Would it be possible to write out each entry below exactly, without the pictures?
## Start Excerpted data
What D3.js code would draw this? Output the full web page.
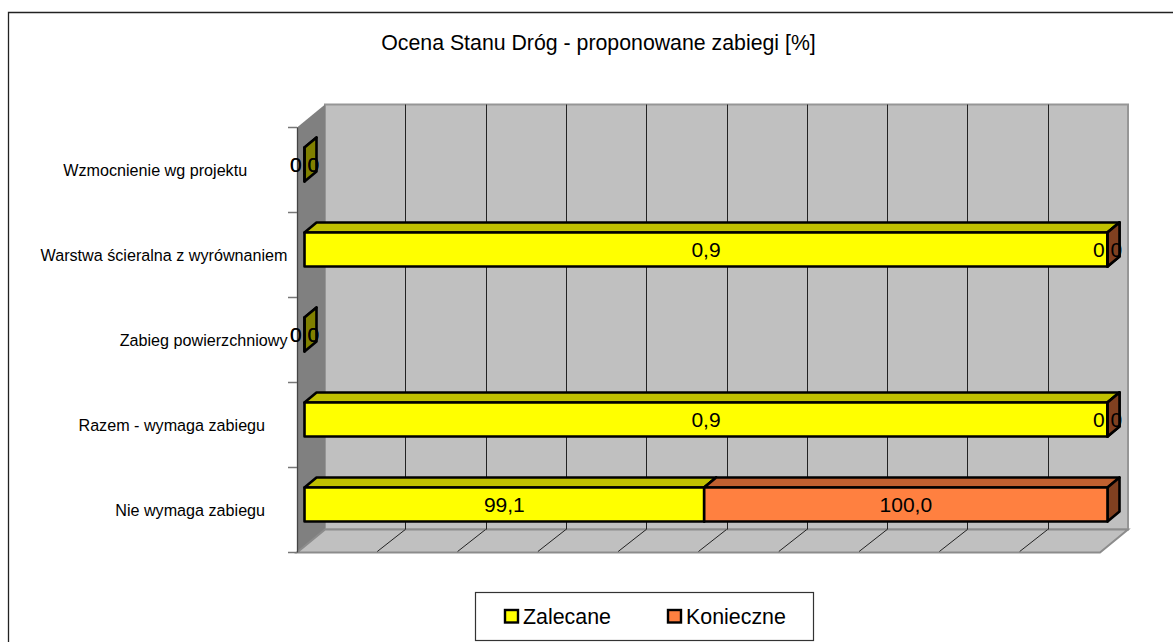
<!DOCTYPE html>
<html><head><meta charset="utf-8">
<script src="https://cdn.jsdelivr.net/npm/d3@7/dist/d3.min.js"></script>
<style>
html,body{margin:0;padding:0;background:#fff;overflow:hidden}
svg{display:block}
text{font-family:"Liberation Sans",Arial,sans-serif;fill:#000;white-space:pre}
</style></head><body>
<svg id="c" width="1173" height="642" xml:space="preserve"></svg>
<script>
const title = "Ocena Stanu Dróg - proponowane zabiegi [%]";
const categories = ["Nie wymaga zabiegu     ","Razem - wymaga zabiegu     ","Zabieg powierzchniowy","Warstwa ścieralna z wyrównaniem","Wzmocnienie wg projektu         "];
const zalecane = [99.1,0.9,0.0,0.9,0.0];
const konieczne = [100.0,0.0,0.0,0.0,0.0];
const seriesNames = ["Zalecane","Konieczne"];
const axisTicks = [0,10,20,30,40,50,60,70,80,90,100];
const faceColors = ["#ffff00","#ff8040"];
const topColors = ["#c0c000","#c06030"];
const sideColors = ["#808000","#804020"];

const svg = d3.select("#c");
const fmt = v => v.toFixed(1).replace(".",",");

// Chart frame
svg.append("path").attr("d","M8.5,642V12.5H1173").attr("fill","none").attr("stroke","#222").attr("stroke-width",1.3);
svg.append("text").attr("x",598.5).attr("y",50).attr("text-anchor","middle").attr("font-size",21.3).text(title);

// Projection geometry
const wall = {dx:28, dy:23};
const bar = {dx:12, dy:10, inset:7.5};
const x = d3.scaleLinear().domain([0,100]).range([297,1100]);
const y = d3.scaleBand().domain(categories).range([552.5,127.5]);
const pts = a => a.map(p=>p.join(",")).join(" ");

const [x0,x1] = x.range(), yB = y.range()[0], yT = y.range()[1];
// back wall
svg.append("polygon").attr("points",pts([[x0+wall.dx,yT-wall.dy],[x1+wall.dx,yT-wall.dy],[x1+wall.dx,yB-wall.dy],[x0+wall.dx,yB-wall.dy]]))
  .attr("fill","#c0c0c0").attr("stroke","#969696").attr("stroke-width",2);
// side wall
svg.append("polygon").attr("points",pts([[x0,yT],[x0+wall.dx,yT-wall.dy],[x0+wall.dx,yB-wall.dy],[x0,yB]]))
  .attr("fill","#808080");
// floor
svg.append("polygon").attr("points",pts([[x0,yB],[x1,yB],[x1+wall.dx,yB-wall.dy],[x0+wall.dx,yB-wall.dy]]))
  .attr("fill","#c0c0c0").attr("stroke","#8c8c8c").attr("stroke-width",2).attr("stroke-linejoin","miter");
// gridlines
const inner = axisTicks.slice(1,-1);
svg.append("g").selectAll("line").data(inner).join("line")
  .attr("x1",d=>Math.round(x(d)+wall.dx)+.5).attr("x2",d=>Math.round(x(d)+wall.dx)+.5)
  .attr("y1",yT-wall.dy).attr("y2",yB-wall.dy).attr("stroke","#222").attr("stroke-width",1);
svg.append("g").selectAll("line").data(inner).join("line")
  .attr("x1",d=>x(d)+wall.dx).attr("x2",d=>x(d))
  .attr("y1",yB-wall.dy).attr("y2",yB-1).attr("stroke","#222").attr("stroke-width",1);
// y axis
svg.append("line").attr("x1",x0+.5).attr("x2",x0+.5).attr("y1",yT).attr("y2",yB).attr("stroke","#444").attr("stroke-width",1.3);
const tickYs = categories.map(c=>y(c)+y.bandwidth()).concat([yT]);
svg.append("g").selectAll("line").data(tickYs).join("line")
  .attr("x1",x0-9).attr("x2",x0).attr("y1",d=>d).attr("y2",d=>d).attr("stroke","#777").attr("stroke-width",1.5);
svg.append("g").selectAll("text").data(categories).join("text")
  .attr("x",287.5).attr("y",c=>y(c)+y.bandwidth()/2+5.5).attr("text-anchor","end").attr("font-size",16.15).text(c=>c);

// Bars: each row stacked to 100%
const barH = 34;
const rows = categories.map((c,i)=>{
  const a = zalecane[i], b = konieczne[i], t = a+b;
  return {c,i,a,b,s:[t?a/t*100:0,t?b/t*100:0],t};
});
const gx = v => x(v)+bar.inset;
function cuboid(g,xa,xb,yt,k){
  const yb=yt+barH, st={"stroke":"#000","stroke-width":2.6,"stroke-linejoin":"round"};
  const add=(p,f)=>{const e=g.append("polygon").attr("points",pts(p)).attr("fill",f);Object.entries(st).forEach(([n,v])=>e.attr(n,v));};
  add([[xa,yt],[xa+bar.dx,yt-bar.dy],[xb+bar.dx,yt-bar.dy],[xb,yt]],topColors[k]);
  add([[xb,yt],[xb+bar.dx,yt-bar.dy],[xb+bar.dx,yb-bar.dy],[xb,yb]],sideColors[k]);
  add([[xa,yt],[xb,yt],[xb,yb],[xa,yb]],faceColors[k]);
}
const barsG = svg.append("g");
rows.forEach(r=>{
  const yt = y(r.c)+y.bandwidth()/2-barH/2-5.5;
  if(r.t>0){
    cuboid(barsG,gx(0),gx(r.s[0]),yt,0);
    cuboid(barsG,gx(r.s[0]),gx(100),yt,1);
  } else cuboid(barsG,gx(0),gx(0),yt,0);
});
// labels
const labelsG = svg.append("g");
rows.forEach(r=>{
  const cy = y(r.c)+y.bandwidth()/2-5.5+7;
  labelsG.append("text").attr("x",gx(r.s[0]/2)).attr("y",cy).attr("text-anchor","middle").attr("font-size",21).text(fmt(r.a));
  labelsG.append("text").attr("x",gx(r.s[0]+r.s[1]/2)).attr("y",cy).attr("text-anchor","middle").attr("font-size",21).text(fmt(r.b));
});

// Legend
const leg = svg.append("g");
leg.append("rect").attr("x",475.5).attr("y",592.5).attr("width",338).attr("height",48).attr("fill","#fff").attr("stroke","#333").attr("stroke-width",1.2);
const legX = d3.scaleOrdinal().domain(seriesNames).range([505,668]);
seriesNames.forEach((n,i)=>{
  leg.append("rect").attr("x",legX(n)).attr("y",610).attr("width",13).attr("height",12.5).attr("fill",faceColors[i]).attr("stroke","#000").attr("stroke-width",2.4);
  leg.append("text").attr("x",legX(n)+18).attr("y",624).attr("font-size",21.4).text(n);
});
</script></body></html>
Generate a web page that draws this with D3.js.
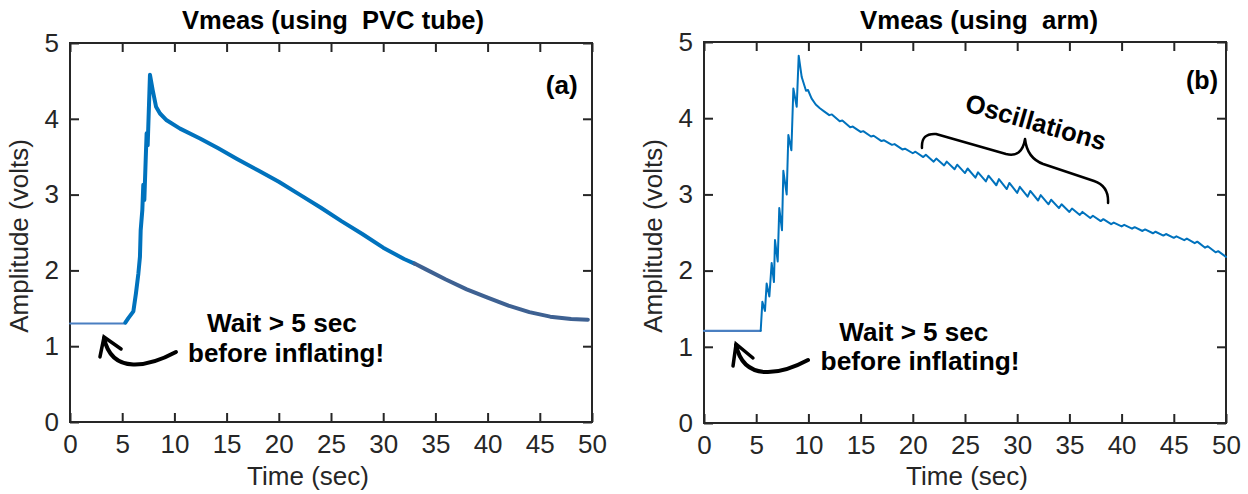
## End Excerpted data
Result of the exercise:
What D3.js code would draw this? Output the full web page.
<!DOCTYPE html>
<html><head><meta charset="utf-8">
<script src="https://cdn.jsdelivr.net/npm/d3@7/dist/d3.min.js"></script>
<style>
html,body{margin:0;padding:0;background:#fff;overflow:hidden}
svg{display:block}
text{font-family:"Liberation Sans",Arial,sans-serif;fill:#000;white-space:pre}
</style></head><body>
<svg id="c" width="1173" height="642" xml:space="preserve"></svg>
<script>
const title = "Ocena Stanu Dróg - proponowane zabiegi [%]";
const categories = ["Nie wymaga zabiegu     ","Razem - wymaga zabiegu     ","Zabieg powierzchniowy","Warstwa ścieralna z wyrównaniem","Wzmocnienie wg projektu         "];
const zalecane = [99.1,0.9,0.0,0.9,0.0];
const konieczne = [100.0,0.0,0.0,0.0,0.0];
const seriesNames = ["Zalecane","Konieczne"];
const axisTicks = [0,10,20,30,40,50,60,70,80,90,100];
const faceColors = ["#ffff00","#ff8040"];
const topColors = ["#c0c000","#c06030"];
const sideColors = ["#808000","#804020"];

const svg = d3.select("#c");
const fmt = v => v.toFixed(1).replace(".",",");

// Chart frame
svg.append("path").attr("d","M8.5,642V12.5H1173").attr("fill","none").attr("stroke","#222").attr("stroke-width",1.3);
svg.append("text").attr("x",598.5).attr("y",50).attr("text-anchor","middle").attr("font-size",21.3).text(title);

// Projection geometry
const wall = {dx:28, dy:23};
const bar = {dx:12, dy:10, inset:7.5};
const x = d3.scaleLinear().domain([0,100]).range([297,1100]);
const y = d3.scaleBand().domain(categories).range([552.5,127.5]);
const pts = a => a.map(p=>p.join(",")).join(" ");

const [x0,x1] = x.range(), yB = y.range()[0], yT = y.range()[1];
// back wall
svg.append("polygon").attr("points",pts([[x0+wall.dx,yT-wall.dy],[x1+wall.dx,yT-wall.dy],[x1+wall.dx,yB-wall.dy],[x0+wall.dx,yB-wall.dy]]))
  .attr("fill","#c0c0c0").attr("stroke","#969696").attr("stroke-width",2);
// side wall
svg.append("polygon").attr("points",pts([[x0,yT],[x0+wall.dx,yT-wall.dy],[x0+wall.dx,yB-wall.dy],[x0,yB]]))
  .attr("fill","#808080");
// floor
svg.append("polygon").attr("points",pts([[x0,yB],[x1,yB],[x1+wall.dx,yB-wall.dy],[x0+wall.dx,yB-wall.dy]]))
  .attr("fill","#c0c0c0").attr("stroke","#8c8c8c").attr("stroke-width",2).attr("stroke-linejoin","miter");
// gridlines
const inner = axisTicks.slice(1,-1);
svg.append("g").selectAll("line").data(inner).join("line")
  .attr("x1",d=>Math.round(x(d)+wall.dx)+.5).attr("x2",d=>Math.round(x(d)+wall.dx)+.5)
  .attr("y1",yT-wall.dy).attr("y2",yB-wall.dy).attr("stroke","#222").attr("stroke-width",1);
svg.append("g").selectAll("line").data(inner).join("line")
  .attr("x1",d=>x(d)+wall.dx).attr("x2",d=>x(d))
  .attr("y1",yB-wall.dy).attr("y2",yB-1).attr("stroke","#222").attr("stroke-width",1);
// y axis
svg.append("line").attr("x1",x0+.5).attr("x2",x0+.5).attr("y1",yT).attr("y2",yB).attr("stroke","#444").attr("stroke-width",1.3);
const tickYs = categories.map(c=>y(c)+y.bandwidth()).concat([yT]);
svg.append("g").selectAll("line").data(tickYs).join("line")
  .attr("x1",x0-9).attr("x2",x0).attr("y1",d=>d).attr("y2",d=>d).attr("stroke","#777").attr("stroke-width",1.5);
svg.append("g").selectAll("text").data(categories).join("text")
  .attr("x",287.5).attr("y",c=>y(c)+y.bandwidth()/2+5.5).attr("text-anchor","end").attr("font-size",16.15).text(c=>c);

// Bars: each row stacked to 100%
const barH = 34;
const rows = categories.map((c,i)=>{
  const a = zalecane[i], b = konieczne[i], t = a+b;
  return {c,i,a,b,s:[t?a/t*100:0,t?b/t*100:0],t};
});
const gx = v => x(v)+bar.inset;
function cuboid(g,xa,xb,yt,k){
  const yb=yt+barH, st={"stroke":"#000","stroke-width":2.6,"stroke-linejoin":"round"};
  const add=(p,f)=>{const e=g.append("polygon").attr("points",pts(p)).attr("fill",f);Object.entries(st).forEach(([n,v])=>e.attr(n,v));};
  add([[xa,yt],[xa+bar.dx,yt-bar.dy],[xb+bar.dx,yt-bar.dy],[xb,yt]],topColors[k]);
  add([[xb,yt],[xb+bar.dx,yt-bar.dy],[xb+bar.dx,yb-bar.dy],[xb,yb]],sideColors[k]);
  add([[xa,yt],[xb,yt],[xb,yb],[xa,yb]],faceColors[k]);
}
const barsG = svg.append("g");
rows.forEach(r=>{
  const yt = y(r.c)+y.bandwidth()/2-barH/2-5.5;
  if(r.t>0){
    cuboid(barsG,gx(0),gx(r.s[0]),yt,0);
    cuboid(barsG,gx(r.s[0]),gx(100),yt,1);
  } else cuboid(barsG,gx(0),gx(0),yt,0);
});
// labels
const labelsG = svg.append("g");
rows.forEach(r=>{
  const cy = y(r.c)+y.bandwidth()/2-5.5+7;
  labelsG.append("text").attr("x",gx(r.s[0]/2)).attr("y",cy).attr("text-anchor","middle").attr("font-size",21).text(fmt(r.a));
  labelsG.append("text").attr("x",gx(r.s[0]+r.s[1]/2)).attr("y",cy).attr("text-anchor","middle").attr("font-size",21).text(fmt(r.b));
});

// Legend
const leg = svg.append("g");
leg.append("rect").attr("x",475.5).attr("y",592.5).attr("width",338).attr("height",48).attr("fill","#fff").attr("stroke","#333").attr("stroke-width",1.2);
const legX = d3.scaleOrdinal().domain(seriesNames).range([505,668]);
seriesNames.forEach((n,i)=>{
  leg.append("rect").attr("x",legX(n)).attr("y",610).attr("width",13).attr("height",12.5).attr("fill",faceColors[i]).attr("stroke","#000").attr("stroke-width",2.4);
  leg.append("text").attr("x",legX(n)+18).attr("y",624).attr("font-size",21.4).text(n);
});
</script></body></html>
Generate a web page that draws this with D3.js.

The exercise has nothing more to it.